▶ **Available data**:
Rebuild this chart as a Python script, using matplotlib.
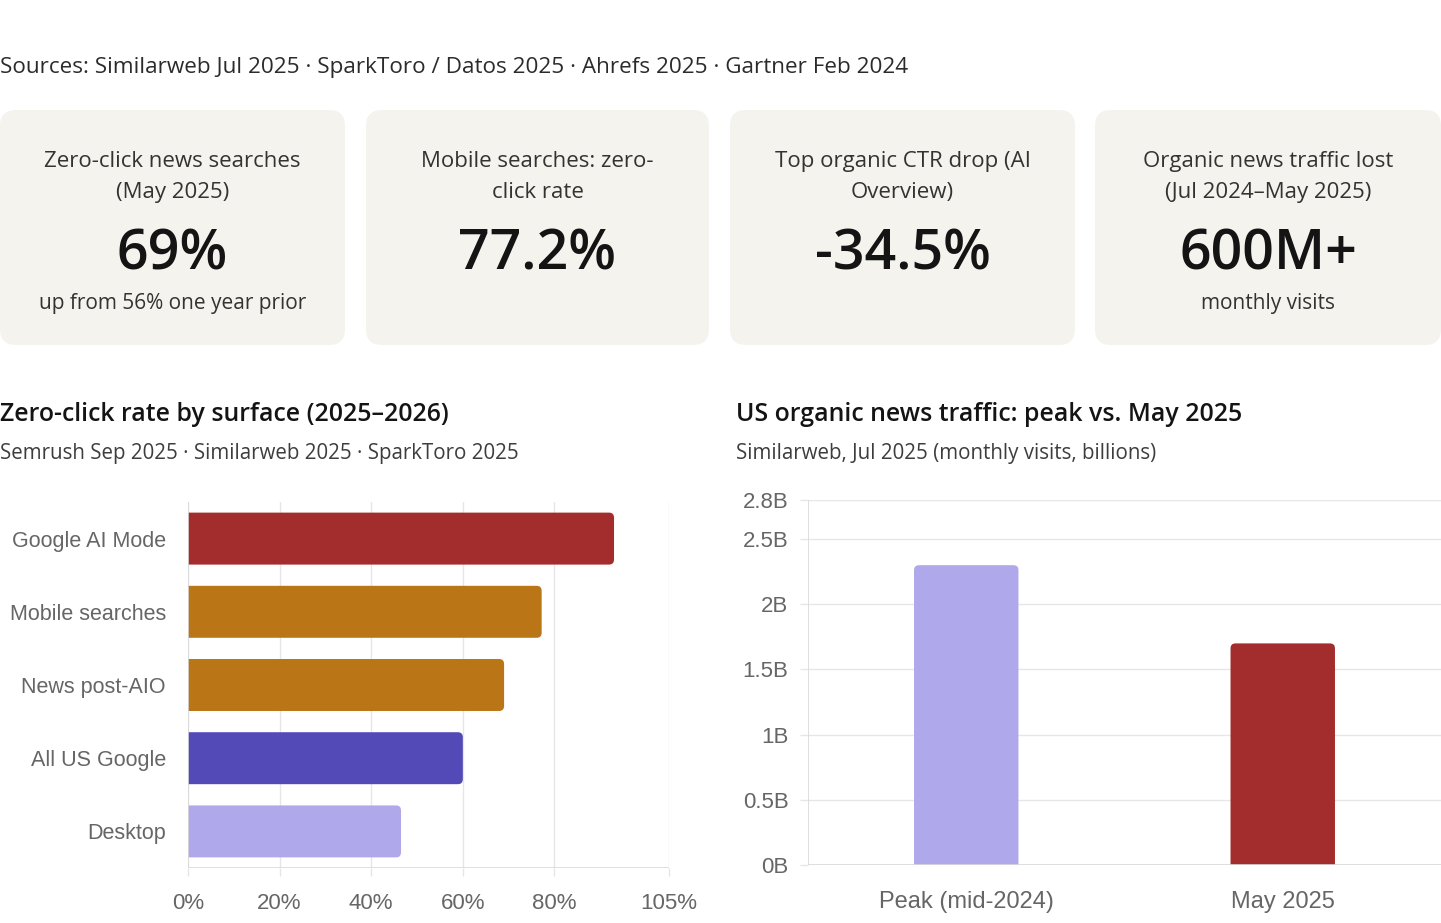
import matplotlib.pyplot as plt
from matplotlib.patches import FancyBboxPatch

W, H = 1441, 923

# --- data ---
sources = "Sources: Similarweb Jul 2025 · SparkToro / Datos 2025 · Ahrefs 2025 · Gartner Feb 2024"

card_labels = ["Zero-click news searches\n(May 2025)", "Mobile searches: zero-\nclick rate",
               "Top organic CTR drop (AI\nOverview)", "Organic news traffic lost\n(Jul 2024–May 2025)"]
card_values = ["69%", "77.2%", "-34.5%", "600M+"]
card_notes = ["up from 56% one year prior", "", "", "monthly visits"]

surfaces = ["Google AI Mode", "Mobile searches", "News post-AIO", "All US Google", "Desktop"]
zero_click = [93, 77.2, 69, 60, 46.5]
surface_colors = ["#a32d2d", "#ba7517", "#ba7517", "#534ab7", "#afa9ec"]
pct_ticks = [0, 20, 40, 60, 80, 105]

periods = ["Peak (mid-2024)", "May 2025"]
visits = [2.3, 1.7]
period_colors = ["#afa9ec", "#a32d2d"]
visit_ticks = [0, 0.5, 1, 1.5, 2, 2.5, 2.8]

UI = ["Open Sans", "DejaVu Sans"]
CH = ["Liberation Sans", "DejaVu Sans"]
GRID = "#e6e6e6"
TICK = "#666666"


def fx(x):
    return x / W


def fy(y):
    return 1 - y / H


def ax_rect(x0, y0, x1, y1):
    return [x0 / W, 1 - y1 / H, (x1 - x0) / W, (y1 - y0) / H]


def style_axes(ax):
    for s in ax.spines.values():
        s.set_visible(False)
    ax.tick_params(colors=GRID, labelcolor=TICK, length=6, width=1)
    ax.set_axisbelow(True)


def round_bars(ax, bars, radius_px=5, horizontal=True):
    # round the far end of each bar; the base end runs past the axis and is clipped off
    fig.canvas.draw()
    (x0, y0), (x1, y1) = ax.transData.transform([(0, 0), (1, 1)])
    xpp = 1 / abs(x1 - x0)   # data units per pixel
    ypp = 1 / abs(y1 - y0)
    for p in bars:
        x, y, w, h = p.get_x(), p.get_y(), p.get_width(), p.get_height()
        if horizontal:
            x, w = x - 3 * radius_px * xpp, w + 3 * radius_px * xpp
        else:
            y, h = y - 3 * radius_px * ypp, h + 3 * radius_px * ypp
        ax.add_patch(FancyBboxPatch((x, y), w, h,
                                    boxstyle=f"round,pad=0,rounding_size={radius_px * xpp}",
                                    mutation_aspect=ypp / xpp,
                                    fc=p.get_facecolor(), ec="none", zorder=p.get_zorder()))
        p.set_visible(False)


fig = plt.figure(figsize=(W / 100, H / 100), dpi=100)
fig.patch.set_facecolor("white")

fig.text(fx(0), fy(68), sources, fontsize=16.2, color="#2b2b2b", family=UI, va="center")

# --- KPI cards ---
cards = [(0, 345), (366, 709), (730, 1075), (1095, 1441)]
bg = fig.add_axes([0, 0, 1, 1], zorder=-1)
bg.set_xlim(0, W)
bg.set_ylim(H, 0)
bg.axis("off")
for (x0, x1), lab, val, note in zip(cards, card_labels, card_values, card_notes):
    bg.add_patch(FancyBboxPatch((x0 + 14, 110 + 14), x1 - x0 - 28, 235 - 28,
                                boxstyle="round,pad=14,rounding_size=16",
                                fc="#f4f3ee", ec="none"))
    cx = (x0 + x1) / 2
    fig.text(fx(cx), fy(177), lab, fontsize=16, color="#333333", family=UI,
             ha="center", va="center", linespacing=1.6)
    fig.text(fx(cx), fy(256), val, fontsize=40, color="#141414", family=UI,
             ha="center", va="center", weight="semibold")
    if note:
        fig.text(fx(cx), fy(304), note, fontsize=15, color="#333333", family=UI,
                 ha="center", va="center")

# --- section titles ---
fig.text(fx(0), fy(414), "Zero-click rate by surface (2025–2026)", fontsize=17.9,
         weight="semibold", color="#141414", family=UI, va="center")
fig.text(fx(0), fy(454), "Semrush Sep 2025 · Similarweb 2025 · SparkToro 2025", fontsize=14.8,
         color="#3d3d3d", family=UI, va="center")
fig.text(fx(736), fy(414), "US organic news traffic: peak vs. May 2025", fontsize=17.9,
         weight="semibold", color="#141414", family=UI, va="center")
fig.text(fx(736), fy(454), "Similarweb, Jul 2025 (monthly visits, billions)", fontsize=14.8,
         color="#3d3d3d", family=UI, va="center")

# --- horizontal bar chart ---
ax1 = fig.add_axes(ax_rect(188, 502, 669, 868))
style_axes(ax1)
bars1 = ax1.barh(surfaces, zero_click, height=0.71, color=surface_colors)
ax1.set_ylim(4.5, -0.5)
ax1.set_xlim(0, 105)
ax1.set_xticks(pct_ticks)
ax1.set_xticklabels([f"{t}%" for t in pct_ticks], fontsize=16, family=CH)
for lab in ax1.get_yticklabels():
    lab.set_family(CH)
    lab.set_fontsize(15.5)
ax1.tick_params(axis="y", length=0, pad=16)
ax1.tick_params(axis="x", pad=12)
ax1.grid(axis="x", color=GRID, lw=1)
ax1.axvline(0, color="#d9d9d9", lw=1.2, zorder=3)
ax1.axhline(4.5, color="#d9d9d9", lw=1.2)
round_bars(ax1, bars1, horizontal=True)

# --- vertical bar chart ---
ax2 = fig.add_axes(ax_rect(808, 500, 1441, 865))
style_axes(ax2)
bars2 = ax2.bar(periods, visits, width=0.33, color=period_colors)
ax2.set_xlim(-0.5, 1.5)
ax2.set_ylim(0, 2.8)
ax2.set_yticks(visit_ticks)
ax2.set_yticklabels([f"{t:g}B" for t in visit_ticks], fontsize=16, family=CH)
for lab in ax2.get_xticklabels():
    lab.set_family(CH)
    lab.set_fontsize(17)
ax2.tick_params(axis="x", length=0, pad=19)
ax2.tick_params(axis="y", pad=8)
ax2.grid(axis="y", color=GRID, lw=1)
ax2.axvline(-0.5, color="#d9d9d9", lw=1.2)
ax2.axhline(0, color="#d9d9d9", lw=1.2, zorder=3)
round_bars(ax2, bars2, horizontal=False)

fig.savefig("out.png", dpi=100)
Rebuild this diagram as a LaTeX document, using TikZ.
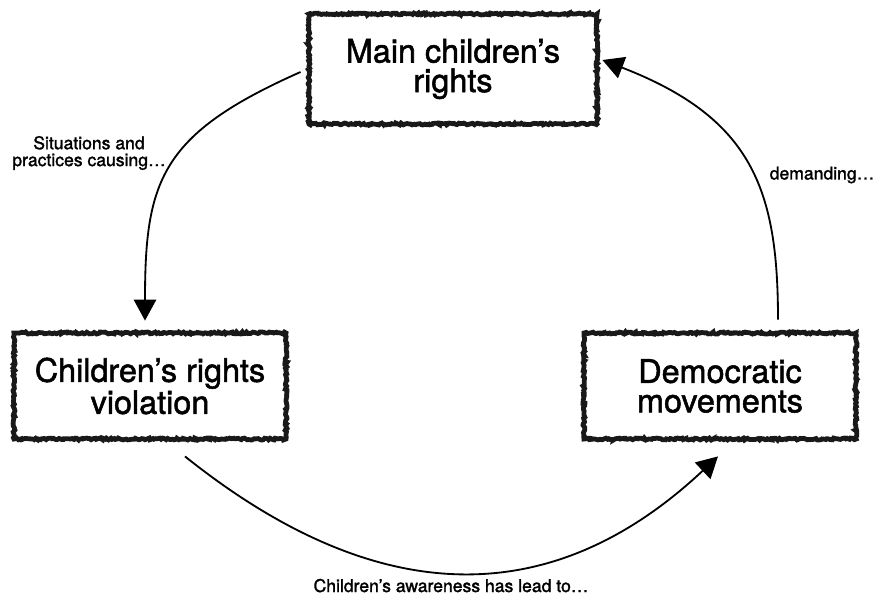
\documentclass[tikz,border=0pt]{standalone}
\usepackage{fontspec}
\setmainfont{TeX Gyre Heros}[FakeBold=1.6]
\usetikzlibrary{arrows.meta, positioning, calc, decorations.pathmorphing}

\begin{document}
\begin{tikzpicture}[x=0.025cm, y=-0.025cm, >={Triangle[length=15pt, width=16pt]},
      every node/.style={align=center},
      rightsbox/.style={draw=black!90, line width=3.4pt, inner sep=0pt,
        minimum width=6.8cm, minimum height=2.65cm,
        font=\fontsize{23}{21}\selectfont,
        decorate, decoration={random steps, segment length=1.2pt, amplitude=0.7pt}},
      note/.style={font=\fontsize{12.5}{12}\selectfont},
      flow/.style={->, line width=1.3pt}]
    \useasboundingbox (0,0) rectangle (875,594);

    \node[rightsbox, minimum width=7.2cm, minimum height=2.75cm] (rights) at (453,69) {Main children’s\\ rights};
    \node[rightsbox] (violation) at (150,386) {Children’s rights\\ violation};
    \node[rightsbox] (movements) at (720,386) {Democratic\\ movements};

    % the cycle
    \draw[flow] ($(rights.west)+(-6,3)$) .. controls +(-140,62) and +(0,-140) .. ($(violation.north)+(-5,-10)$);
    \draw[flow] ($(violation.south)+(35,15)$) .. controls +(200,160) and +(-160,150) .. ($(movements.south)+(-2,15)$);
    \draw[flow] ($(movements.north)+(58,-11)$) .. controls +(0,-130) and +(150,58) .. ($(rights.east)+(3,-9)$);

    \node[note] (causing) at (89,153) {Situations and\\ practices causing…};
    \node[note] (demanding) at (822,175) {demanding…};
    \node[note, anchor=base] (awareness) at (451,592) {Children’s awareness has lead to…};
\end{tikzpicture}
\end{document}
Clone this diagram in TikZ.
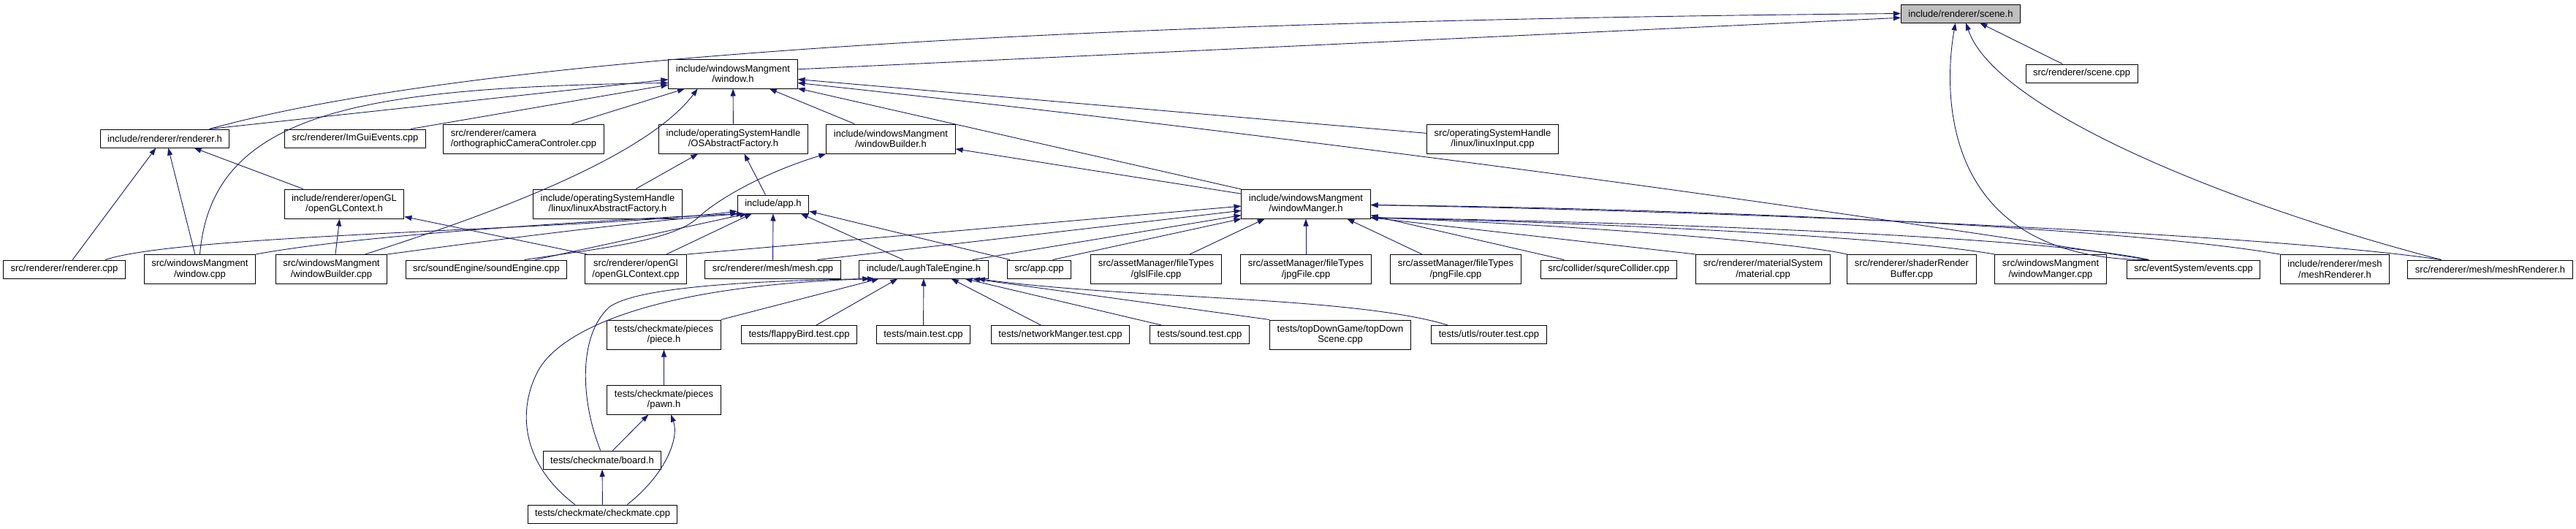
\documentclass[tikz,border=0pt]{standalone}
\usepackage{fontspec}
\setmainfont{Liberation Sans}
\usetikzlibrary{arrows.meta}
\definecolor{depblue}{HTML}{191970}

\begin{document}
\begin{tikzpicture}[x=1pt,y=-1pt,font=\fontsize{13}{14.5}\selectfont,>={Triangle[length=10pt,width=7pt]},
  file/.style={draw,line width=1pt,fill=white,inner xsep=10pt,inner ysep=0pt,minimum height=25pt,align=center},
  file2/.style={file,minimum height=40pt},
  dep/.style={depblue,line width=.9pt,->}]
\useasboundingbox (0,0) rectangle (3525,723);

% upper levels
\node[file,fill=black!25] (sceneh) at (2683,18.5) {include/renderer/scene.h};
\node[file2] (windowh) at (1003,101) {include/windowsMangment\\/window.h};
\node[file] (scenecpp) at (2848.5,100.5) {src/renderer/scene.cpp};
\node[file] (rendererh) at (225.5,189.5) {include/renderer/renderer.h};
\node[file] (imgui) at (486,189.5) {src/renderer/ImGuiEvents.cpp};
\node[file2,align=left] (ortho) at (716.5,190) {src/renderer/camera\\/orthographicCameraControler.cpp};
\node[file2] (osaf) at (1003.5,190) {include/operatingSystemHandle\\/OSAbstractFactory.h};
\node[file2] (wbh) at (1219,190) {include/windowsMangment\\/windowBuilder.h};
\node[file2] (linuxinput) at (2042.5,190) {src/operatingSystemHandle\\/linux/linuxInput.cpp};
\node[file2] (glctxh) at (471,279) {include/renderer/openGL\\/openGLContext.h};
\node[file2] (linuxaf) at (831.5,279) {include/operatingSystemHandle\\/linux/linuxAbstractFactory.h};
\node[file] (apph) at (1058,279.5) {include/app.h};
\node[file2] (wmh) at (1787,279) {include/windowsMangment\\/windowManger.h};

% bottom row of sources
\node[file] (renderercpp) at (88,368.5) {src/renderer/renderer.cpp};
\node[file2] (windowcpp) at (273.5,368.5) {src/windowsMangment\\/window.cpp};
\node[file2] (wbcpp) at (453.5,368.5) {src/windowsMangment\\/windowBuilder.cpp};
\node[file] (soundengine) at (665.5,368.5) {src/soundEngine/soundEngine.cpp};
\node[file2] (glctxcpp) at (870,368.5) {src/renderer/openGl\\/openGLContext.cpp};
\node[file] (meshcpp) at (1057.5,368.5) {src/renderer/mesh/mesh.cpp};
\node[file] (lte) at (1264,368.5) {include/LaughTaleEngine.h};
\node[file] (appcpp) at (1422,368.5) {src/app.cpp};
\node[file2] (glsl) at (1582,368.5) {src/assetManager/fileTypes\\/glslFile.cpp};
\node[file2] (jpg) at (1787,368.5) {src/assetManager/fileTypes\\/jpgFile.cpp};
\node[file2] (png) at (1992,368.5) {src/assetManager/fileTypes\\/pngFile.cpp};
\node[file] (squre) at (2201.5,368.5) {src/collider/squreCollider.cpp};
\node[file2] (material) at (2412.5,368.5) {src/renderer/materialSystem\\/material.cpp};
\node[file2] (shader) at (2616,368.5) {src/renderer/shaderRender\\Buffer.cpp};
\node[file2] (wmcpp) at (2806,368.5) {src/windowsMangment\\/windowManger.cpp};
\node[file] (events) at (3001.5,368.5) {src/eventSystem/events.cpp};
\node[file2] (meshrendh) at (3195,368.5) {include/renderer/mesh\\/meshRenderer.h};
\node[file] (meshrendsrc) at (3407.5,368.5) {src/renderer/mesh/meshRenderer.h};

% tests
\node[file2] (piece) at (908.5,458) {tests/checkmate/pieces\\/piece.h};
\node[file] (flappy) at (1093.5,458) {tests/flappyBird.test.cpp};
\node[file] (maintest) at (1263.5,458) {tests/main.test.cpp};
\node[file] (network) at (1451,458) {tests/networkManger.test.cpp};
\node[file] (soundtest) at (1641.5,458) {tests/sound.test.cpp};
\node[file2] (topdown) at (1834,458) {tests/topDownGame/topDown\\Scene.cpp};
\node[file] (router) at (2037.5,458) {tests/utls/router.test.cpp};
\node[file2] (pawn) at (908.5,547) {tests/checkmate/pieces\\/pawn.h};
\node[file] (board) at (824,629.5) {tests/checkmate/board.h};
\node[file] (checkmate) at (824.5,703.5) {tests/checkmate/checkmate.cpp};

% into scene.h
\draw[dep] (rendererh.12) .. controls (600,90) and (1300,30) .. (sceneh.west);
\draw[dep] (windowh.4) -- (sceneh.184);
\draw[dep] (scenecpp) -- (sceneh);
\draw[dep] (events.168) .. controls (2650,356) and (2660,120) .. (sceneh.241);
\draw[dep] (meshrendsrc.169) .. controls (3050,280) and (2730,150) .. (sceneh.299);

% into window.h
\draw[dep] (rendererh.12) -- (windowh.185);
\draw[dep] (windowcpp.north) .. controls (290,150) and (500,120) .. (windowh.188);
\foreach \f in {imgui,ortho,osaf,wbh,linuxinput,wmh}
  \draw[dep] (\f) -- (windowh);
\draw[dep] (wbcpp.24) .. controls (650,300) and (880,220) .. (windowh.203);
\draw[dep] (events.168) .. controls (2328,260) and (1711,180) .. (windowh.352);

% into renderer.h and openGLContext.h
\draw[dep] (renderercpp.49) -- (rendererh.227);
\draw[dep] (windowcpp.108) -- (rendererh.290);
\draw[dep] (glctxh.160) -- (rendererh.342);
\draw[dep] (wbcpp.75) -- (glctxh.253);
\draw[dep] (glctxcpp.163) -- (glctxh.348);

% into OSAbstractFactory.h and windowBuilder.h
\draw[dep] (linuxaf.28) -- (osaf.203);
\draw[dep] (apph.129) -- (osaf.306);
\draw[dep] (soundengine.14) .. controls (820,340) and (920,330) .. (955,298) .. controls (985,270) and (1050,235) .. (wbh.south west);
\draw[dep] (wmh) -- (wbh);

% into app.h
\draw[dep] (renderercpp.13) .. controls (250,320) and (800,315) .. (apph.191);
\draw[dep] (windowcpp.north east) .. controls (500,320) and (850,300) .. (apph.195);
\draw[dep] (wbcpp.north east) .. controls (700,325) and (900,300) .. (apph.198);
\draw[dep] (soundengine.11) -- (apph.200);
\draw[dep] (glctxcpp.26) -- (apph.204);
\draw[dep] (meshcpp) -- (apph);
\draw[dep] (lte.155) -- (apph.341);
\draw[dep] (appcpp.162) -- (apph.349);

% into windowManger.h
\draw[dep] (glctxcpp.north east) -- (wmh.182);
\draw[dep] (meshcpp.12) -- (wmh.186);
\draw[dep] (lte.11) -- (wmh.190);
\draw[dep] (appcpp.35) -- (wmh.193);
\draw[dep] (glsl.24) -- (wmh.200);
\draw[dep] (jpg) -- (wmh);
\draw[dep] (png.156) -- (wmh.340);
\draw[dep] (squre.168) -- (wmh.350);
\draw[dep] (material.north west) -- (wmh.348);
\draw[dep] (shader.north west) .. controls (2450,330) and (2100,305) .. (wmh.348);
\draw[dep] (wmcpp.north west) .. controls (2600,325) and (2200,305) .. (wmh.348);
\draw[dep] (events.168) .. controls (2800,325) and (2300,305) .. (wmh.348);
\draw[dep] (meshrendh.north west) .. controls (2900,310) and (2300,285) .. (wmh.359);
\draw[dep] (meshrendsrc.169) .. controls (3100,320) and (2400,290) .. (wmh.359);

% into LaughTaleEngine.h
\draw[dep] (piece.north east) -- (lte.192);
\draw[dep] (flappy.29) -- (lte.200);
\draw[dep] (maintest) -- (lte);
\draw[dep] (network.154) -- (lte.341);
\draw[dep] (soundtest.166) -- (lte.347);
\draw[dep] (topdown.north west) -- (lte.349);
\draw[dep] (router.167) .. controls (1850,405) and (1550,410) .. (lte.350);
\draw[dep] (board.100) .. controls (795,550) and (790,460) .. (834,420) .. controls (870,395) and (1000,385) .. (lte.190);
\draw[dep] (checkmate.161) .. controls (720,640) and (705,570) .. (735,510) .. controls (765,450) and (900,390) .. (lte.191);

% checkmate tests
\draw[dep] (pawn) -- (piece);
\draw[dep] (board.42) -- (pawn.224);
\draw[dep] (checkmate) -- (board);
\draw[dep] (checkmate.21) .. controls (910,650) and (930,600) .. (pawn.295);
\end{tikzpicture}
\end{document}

▶ **Problem**: Set down word for word the lines from the first entry through the line with "Similarweb Jul 2025", both included, omitting pictures.

▶ **Reply to the task**:
Rebuild this chart as a Python script, using matplotlib.
import matplotlib.pyplot as plt
from matplotlib.patches import FancyBboxPatch

W, H = 1441, 923

# --- data ---
sources = "Sources: Similarweb Jul 2025 · SparkToro / Datos 2025 · Ahrefs 2025 · Gartner Feb 2024"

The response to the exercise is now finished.